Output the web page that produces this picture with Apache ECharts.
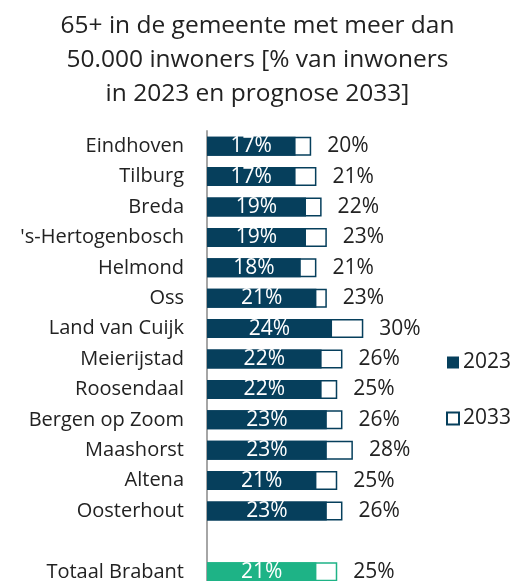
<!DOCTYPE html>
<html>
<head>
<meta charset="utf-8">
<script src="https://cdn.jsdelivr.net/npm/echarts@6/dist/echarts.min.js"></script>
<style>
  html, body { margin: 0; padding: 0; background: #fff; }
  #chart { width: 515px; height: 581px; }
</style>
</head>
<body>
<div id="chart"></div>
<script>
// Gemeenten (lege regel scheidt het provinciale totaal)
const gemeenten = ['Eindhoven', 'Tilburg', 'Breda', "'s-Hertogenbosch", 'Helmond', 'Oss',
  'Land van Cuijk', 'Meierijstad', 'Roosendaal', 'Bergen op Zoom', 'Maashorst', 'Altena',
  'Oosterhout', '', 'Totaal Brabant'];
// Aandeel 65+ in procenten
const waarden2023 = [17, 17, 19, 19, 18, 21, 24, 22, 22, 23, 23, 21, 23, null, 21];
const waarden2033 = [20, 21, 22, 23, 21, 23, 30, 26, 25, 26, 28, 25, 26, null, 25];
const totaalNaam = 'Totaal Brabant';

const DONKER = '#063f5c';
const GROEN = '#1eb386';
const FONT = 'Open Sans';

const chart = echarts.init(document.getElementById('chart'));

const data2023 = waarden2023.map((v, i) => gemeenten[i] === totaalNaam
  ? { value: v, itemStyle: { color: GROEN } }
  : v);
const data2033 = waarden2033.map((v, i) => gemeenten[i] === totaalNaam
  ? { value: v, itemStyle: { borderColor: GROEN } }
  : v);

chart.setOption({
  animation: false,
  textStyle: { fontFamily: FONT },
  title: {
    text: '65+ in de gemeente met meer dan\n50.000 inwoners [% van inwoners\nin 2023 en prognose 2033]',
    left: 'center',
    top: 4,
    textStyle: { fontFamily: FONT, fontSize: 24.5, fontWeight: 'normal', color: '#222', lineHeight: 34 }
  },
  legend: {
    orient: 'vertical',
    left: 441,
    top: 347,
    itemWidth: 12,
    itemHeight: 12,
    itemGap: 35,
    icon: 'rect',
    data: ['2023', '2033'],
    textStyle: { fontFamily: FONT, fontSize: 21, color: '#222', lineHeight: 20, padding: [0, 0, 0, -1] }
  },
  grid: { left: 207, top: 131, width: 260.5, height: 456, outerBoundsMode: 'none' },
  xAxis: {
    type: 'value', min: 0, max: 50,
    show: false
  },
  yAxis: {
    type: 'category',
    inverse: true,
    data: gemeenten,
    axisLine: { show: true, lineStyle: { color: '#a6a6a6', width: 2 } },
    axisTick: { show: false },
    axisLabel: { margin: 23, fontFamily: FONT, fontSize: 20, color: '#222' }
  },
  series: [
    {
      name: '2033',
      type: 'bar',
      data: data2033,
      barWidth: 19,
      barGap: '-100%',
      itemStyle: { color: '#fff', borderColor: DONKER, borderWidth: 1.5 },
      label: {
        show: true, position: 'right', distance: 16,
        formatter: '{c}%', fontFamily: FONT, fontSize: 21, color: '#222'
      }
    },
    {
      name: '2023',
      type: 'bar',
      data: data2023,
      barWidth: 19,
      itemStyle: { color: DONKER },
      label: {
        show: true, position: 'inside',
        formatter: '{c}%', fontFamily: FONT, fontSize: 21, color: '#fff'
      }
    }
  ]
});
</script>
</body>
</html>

⁂

PROBLEM TO SOLVE:
Copy out every line of the material above exactly, skipping the pictures.

WRITTEN REPLY:
Output the web page that produces this picture with Apache ECharts.
<!DOCTYPE html>
<html>
<head>
<meta charset="utf-8">
<script src="https://cdn.jsdelivr.net/npm/echarts@6/dist/echarts.min.js"></script>
<style>
  html, body { margin: 0; padding: 0; background: #fff; }
  #chart { width: 515px; height: 581px; }
</style>
</head>
<body>
<div id="chart"></div>
<script>
// Gemeenten (lege regel scheidt het provinciale totaal)
const gemeenten = ['Eindhoven', 'Tilburg', 'Breda', "'s-Hertogenbosch", 'Helmond', 'Oss',
  'Land van Cuijk', 'Meierijstad', 'Roosendaal', 'Bergen op Zoom', 'Maashorst', 'Altena',
  'Oosterhout', '', 'Totaal Brabant'];
// Aandeel 65+ in procenten
const waarden2023 = [17, 17, 19, 19, 18, 21, 24, 22, 22, 23, 23, 21, 23, null, 21];
const waarden2033 = [20, 21, 22, 23, 21, 23, 30, 26, 25, 26, 28, 25, 26, null, 25];
const totaalNaam = 'Totaal Brabant';

const DONKER = '#063f5c';
const GROEN = '#1eb386';
const FONT = 'Open Sans';

const chart = echarts.init(document.getElementById('chart'));

const data2023 = waarden2023.map((v, i) => gemeenten[i] === totaalNaam
  ? { value: v, itemStyle: { color: GROEN } }
  : v);
const data2033 = waarden2033.map((v, i) => gemeenten[i] === totaalNaam
  ? { value: v, itemStyle: { borderColor: GROEN } }
  : v);

chart.setOption({
  animation: false,
  textStyle: { fontFamily: FONT },
  title: {
    text: '65+ in de gemeente met meer dan\n50.000 inwoners [% van inwoners\nin 2023 en prognose 2033]',
    left: 'center',
    top: 4,
    textStyle: { fontFamily: FONT, fontSize: 24.5, fontWeight: 'normal', color: '#222', lineHeight: 34 }
  },
  legend: {
    orient: 'vertical',
    left: 441,
    top: 347,
    itemWidth: 12,
    itemHeight: 12,
    itemGap: 35,
    icon: 'rect',
    data: ['2023', '2033'],
    textStyle: { fontFamily: FONT, fontSize: 21, color: '#222', lineHeight: 20, padding: [0, 0, 0, -1] }
  },
  grid: { left: 207, top: 131, width: 260.5, height: 456, outerBoundsMode: 'none' },
  xAxis: {
    type: 'value', min: 0, max: 50,
    show: false
  },
  yAxis: {
    type: 'category',
    inverse: true,
    data: gemeenten,
    axisLine: { show: true, lineStyle: { color: '#a6a6a6', width: 2 } },
    axisTick: { show: false },
    axisLabel: { margin: 23, fontFamily: FONT, fontSize: 20, color: '#222' }
  },
  series: [
    {
      name: '2033',
      type: 'bar',
      data: data2033,
      barWidth: 19,
      barGap: '-100%',
      itemStyle: { color: '#fff', borderColor: DONKER, borderWidth: 1.5 },
      label: {
        show: true, position: 'right', distance: 16,
        formatter: '{c}%', fontFamily: FONT, fontSize: 21, color: '#222'
      }
    },
    {
      name: '2023',
      type: 'bar',
      data: data2023,
      barWidth: 19,
      itemStyle: { color: DONKER },
      label: {
        show: true, position: 'inside',
        formatter: '{c}%', fontFamily: FONT, fontSize: 21, color: '#fff'
      }
    }
  ]
});
</script>
</body>
</html>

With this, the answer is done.